Task objective: Give only the number of lines in the data that contain the word "this".

Data extracted from a collection:
########################################

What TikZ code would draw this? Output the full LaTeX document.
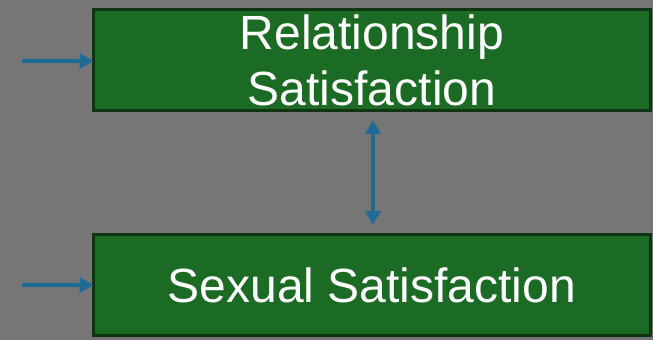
\documentclass[tikz,border=0pt]{standalone}
\usepackage{fontspec}
\setmainfont{Liberation Sans}
\usetikzlibrary{arrows.meta}
\definecolor{bg}{RGB}{118,118,118}
\definecolor{boxfill}{RGB}{27,107,37}
\definecolor{boxline}{RGB}{14,52,18}
\definecolor{arr}{RGB}{31,107,147}
\begin{document}
\begin{tikzpicture}[x=1pt,y=-1pt,
  varbox/.style={draw=boxline,fill=boxfill,line width=3pt,outer sep=0pt,
    minimum width=557pt,minimum height=101pt,inner sep=0pt,
    text=white,align=center,font=\fontsize{48}{56}\selectfont},
  link/.style={draw=arr,line width=4pt,-{Triangle[length=14pt,width=15pt]}},
  dlink/.style={draw=arr,line width=4pt,{Triangle[length=14pt,width=15pt]}-{Triangle[length=14pt,width=15pt]}}]
\useasboundingbox (0,0) rectangle (653,340);
\fill[bg] (0,0) rectangle (653,340);
\node[varbox] (rel) at (372,60) {Relationship\\Satisfaction};
\node[varbox] (sex) at (372,285) {Sexual Satisfaction};
\coordinate (a1) at (22,61);
\coordinate (a2) at (22,285);
\coordinate (d1) at (373,120);
\coordinate (d2) at (373,225);
\draw[link] (a1) -- (a1 -| rel.west);
\draw[link] (a2) -- (a2 -| sex.west);
\draw[dlink] (d1) -- (d2);
\end{tikzpicture}
\end{document}
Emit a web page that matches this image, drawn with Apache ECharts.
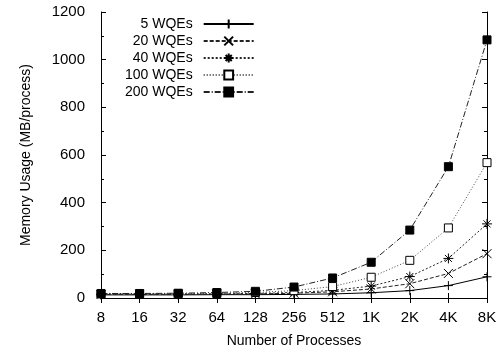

########################################

Answer in full: 2